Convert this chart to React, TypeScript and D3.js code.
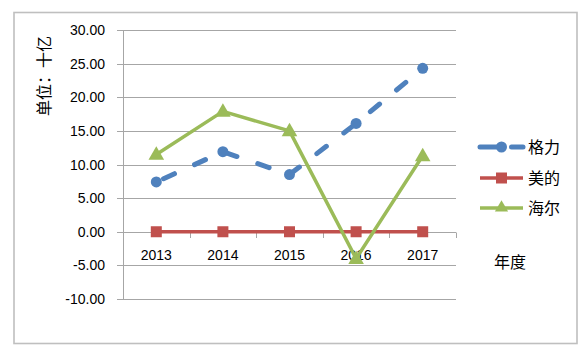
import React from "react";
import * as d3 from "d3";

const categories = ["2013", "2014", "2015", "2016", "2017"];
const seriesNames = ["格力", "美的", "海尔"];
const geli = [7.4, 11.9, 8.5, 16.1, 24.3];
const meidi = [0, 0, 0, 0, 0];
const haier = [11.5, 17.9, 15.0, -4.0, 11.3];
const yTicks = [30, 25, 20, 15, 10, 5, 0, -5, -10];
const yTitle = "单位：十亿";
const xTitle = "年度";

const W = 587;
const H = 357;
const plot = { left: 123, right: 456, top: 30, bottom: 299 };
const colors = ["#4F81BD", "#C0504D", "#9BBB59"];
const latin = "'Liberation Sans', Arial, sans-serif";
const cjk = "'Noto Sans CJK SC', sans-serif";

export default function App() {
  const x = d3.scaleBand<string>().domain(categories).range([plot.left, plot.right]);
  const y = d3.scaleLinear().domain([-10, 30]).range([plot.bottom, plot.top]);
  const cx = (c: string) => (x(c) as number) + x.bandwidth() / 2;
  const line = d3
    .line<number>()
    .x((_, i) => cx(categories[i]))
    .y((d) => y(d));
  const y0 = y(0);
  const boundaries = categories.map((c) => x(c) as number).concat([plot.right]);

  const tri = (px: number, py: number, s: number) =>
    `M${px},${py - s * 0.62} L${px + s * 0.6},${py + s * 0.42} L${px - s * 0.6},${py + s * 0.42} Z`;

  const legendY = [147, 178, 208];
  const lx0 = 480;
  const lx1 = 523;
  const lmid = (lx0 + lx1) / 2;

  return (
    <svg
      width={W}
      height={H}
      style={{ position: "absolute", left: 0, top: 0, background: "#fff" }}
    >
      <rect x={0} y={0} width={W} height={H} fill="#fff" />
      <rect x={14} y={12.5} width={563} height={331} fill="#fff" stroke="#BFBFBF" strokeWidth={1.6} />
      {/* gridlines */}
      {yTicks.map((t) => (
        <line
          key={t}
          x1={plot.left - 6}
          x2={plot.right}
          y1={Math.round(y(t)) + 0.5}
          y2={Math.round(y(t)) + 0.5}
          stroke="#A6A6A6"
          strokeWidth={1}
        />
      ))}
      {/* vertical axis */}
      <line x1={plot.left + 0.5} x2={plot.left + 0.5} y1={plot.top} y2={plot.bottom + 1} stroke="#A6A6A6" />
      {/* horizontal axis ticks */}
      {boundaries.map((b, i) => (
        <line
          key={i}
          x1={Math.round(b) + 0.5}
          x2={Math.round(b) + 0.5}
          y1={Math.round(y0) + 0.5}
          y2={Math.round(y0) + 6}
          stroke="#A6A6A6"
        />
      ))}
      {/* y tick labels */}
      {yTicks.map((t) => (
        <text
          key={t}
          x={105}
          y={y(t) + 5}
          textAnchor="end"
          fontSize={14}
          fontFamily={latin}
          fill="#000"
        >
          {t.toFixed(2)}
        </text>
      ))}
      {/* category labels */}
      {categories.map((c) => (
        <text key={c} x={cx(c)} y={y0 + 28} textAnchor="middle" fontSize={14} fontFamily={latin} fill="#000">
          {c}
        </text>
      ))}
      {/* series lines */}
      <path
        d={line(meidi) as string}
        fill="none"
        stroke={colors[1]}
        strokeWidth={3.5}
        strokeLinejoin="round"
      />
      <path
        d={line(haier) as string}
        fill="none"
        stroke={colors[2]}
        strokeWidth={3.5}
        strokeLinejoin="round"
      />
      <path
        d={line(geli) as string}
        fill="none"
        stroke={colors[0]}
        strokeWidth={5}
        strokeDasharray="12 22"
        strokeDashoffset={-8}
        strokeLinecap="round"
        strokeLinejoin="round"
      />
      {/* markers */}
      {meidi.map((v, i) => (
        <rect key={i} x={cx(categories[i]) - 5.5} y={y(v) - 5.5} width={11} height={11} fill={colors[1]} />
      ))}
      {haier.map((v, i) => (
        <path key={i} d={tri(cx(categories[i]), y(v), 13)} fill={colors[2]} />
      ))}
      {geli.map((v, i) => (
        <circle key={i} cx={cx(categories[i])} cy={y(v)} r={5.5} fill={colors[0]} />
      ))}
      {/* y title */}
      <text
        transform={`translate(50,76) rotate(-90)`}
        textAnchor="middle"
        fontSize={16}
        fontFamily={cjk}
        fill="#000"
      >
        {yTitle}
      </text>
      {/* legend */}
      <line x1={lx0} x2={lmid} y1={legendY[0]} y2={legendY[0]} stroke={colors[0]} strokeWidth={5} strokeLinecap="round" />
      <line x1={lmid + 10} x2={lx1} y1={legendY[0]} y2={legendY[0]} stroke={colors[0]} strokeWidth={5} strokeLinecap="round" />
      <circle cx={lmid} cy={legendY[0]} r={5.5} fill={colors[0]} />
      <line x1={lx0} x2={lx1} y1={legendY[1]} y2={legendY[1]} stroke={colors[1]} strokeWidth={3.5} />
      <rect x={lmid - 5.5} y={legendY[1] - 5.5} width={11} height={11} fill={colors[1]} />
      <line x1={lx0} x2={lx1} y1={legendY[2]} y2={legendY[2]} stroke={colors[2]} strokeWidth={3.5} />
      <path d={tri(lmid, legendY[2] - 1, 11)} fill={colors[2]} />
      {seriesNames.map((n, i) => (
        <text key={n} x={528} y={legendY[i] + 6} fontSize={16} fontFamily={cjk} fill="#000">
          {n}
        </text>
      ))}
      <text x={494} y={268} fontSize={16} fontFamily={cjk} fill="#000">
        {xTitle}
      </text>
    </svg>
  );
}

============================================================

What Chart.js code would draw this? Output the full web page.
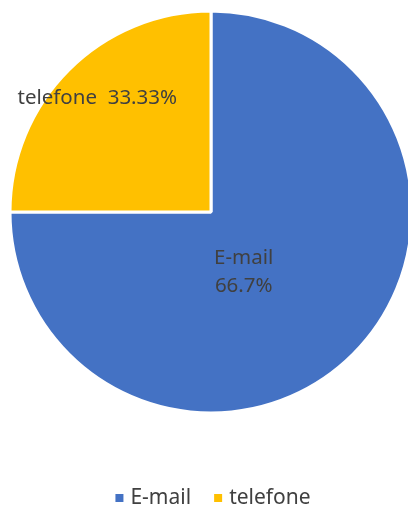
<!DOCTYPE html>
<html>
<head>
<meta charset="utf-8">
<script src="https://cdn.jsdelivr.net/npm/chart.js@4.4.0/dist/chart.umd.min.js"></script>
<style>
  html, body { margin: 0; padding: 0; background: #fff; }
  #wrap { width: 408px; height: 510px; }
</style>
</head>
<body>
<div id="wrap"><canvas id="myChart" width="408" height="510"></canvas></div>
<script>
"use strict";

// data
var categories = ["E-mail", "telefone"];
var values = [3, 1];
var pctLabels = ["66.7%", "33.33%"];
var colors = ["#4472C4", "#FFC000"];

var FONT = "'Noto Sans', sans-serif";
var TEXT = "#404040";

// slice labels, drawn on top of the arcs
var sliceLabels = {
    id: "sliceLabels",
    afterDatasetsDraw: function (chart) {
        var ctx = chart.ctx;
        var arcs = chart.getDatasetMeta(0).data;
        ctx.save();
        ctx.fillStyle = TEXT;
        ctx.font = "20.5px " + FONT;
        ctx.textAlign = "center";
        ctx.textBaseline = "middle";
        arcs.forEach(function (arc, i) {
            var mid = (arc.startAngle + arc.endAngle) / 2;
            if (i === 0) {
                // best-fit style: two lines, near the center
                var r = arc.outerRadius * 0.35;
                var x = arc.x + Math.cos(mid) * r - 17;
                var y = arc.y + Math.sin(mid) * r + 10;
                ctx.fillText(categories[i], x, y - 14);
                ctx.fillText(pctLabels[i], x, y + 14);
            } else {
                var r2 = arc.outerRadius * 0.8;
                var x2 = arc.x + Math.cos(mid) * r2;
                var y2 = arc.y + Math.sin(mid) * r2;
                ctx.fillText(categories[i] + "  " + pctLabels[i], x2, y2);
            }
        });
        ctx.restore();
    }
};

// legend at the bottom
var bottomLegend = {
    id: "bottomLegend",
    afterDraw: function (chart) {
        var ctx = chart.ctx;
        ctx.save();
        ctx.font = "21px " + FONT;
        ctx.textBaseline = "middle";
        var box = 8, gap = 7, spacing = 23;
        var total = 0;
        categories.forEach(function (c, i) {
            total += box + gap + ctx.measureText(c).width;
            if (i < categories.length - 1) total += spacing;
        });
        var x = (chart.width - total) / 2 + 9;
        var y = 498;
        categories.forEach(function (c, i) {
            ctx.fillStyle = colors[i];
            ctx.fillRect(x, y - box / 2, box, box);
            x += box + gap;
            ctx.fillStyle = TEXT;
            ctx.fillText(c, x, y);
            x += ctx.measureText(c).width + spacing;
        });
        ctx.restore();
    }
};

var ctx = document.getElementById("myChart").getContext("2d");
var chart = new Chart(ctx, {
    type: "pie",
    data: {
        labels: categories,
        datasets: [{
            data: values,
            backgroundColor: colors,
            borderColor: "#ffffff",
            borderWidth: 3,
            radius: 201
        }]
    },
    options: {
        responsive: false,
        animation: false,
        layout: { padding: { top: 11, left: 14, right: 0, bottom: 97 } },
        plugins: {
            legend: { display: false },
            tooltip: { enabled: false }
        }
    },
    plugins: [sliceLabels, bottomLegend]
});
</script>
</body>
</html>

============================================================

Aim of the exercise:
Above are some entries. Restate word for word the lines from the one holding "Convert this chart" through the one holding "import * as", but not the pictures.

The answer:
Convert this chart to React, TypeScript and D3.js code.
import React from "react";
import * as d3 from "d3";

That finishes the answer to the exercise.